### [Task instructions]
Reproduce nothing but the lines from the start of the material through the line that includes "PieChart, Pie, Cell", both ends included, and omit every picture.
* BEGIN *
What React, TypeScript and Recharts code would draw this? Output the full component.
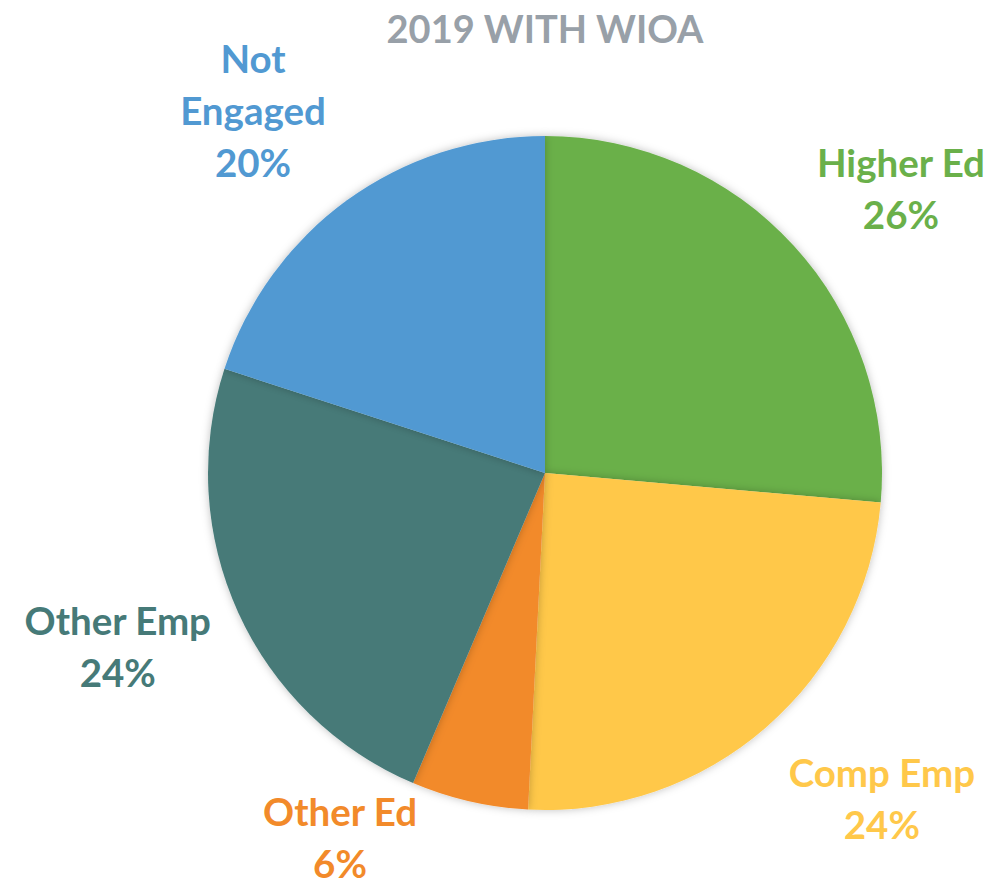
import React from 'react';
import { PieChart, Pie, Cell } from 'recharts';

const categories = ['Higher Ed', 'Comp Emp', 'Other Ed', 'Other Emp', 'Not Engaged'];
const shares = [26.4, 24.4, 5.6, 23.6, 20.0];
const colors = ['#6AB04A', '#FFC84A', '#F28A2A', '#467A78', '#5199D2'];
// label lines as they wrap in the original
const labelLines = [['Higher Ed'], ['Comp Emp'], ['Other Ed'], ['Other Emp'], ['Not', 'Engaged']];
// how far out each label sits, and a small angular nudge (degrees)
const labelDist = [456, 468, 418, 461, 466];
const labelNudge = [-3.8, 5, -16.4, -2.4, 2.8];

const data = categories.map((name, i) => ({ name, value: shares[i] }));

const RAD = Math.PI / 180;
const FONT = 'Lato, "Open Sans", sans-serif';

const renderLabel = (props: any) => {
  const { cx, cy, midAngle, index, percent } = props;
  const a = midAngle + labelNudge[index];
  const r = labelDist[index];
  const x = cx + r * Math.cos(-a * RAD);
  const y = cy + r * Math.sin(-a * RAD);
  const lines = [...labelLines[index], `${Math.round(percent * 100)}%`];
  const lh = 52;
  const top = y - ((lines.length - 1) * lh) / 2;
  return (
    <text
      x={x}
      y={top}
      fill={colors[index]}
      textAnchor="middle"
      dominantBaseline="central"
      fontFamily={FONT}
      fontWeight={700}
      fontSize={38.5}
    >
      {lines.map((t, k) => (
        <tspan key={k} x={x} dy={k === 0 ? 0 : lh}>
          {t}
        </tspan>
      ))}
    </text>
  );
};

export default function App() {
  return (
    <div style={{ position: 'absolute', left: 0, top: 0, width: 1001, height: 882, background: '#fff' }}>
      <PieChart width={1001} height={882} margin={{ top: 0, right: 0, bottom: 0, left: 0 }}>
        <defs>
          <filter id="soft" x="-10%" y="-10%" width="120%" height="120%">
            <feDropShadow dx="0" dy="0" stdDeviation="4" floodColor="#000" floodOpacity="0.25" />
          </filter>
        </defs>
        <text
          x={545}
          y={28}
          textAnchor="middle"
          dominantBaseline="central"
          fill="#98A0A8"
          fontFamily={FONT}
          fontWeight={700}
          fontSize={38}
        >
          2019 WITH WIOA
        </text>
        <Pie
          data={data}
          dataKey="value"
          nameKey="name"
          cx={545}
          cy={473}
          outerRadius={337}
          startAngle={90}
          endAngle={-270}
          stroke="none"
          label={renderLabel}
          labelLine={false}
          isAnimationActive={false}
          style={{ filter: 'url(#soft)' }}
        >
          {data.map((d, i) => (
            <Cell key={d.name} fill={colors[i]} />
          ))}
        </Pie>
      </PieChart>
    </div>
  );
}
* END *
### [Complete answer]
What React, TypeScript and Recharts code would draw this? Output the full component.
import React from 'react';
import { PieChart, Pie, Cell } from 'recharts';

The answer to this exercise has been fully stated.